The idea behind a Dutch Book argument in this setting will be that based on our current logical knowledge we’d be predictably exploitable if our beliefs didn’t conform to certain axioms. We can think of this as a Dutch Book argument where the bookie is equally logically ignorant, or we can think of it as defending ourselves against a bookie as well as we can given our logical ignorance.

First I’ll discuss \(P_t(\phi)\) for fixed \(t\), and then I’ll discuss constraints which apply across \(t\).

To determine the behavior at fixed \(t\), we consider fixed \(\mathcal{S}\).

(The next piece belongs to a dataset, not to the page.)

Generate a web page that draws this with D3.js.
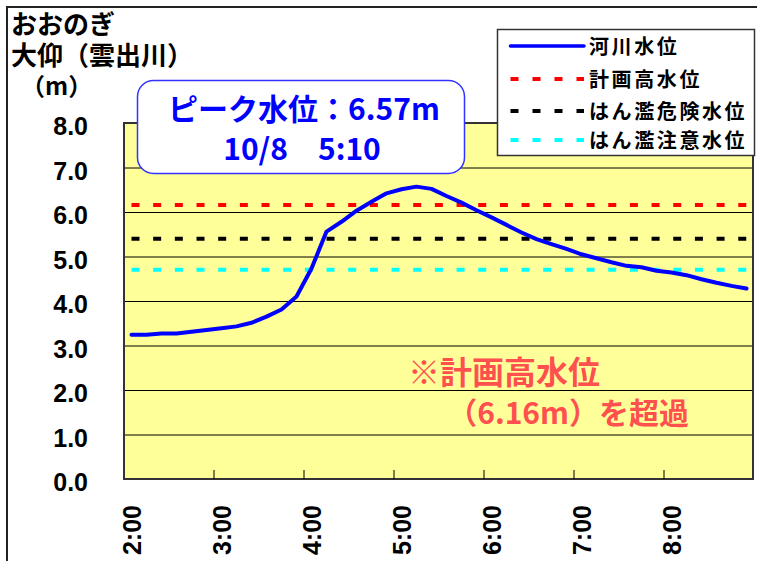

We can apply the basic Dutch Book to argue for the following modified axioms:

Relative Coherence:

  1. \(0 \leq \mathcal{P}_\mathcal{S}(\phi) \leq 1\)

  2. If \(\texttt{con}(\{ \neg \phi \} ,n)=1 \in \mathcal{S}\), then \(\mathcal{P}_\mathcal{S}(\phi)\)=1.

  3. If \(\texttt{con}(\{ \phi, \psi \} ,n)=1 \in \mathcal{S}\), then \(\mathcal{P}_\mathcal{S}(\phi) + \mathcal{P}_\mathcal{S}(\psi) = \mathcal{P}_\mathcal{S}(\phi \vee \psi)\).

I.E., \(\mathcal{P}_\mathcal{S}\) ought to be coherent with respect to the currently known constraints. Notice that I haven’t shown that this is always possible, however. In fact, it’s not possible for arbitrary \(\mathcal{S}\); for example, it’s not possible if \(\mathcal{S}\) contains both \(\texttt{con}(\{ \phi \}, n)\) and \(\texttt{con}(\{ \neg \phi \}, m)\).

Question: How can we characterize the conditions under which a probability distribution satisfying 1-3 exist?

Since \(P_t\) handles information coming from a real proof system, it should always be nice enough that it’s possible to satisfy 1-3. We conclude that \(P_t(\phi)\) should always be coherent with respect to the constraints \(I(s)\).

As before, we might argue for the sub-additive version of (3) or for intuitionistic beliefs, if we want to account for the possibility that bets on sentences are never decided one way or the other.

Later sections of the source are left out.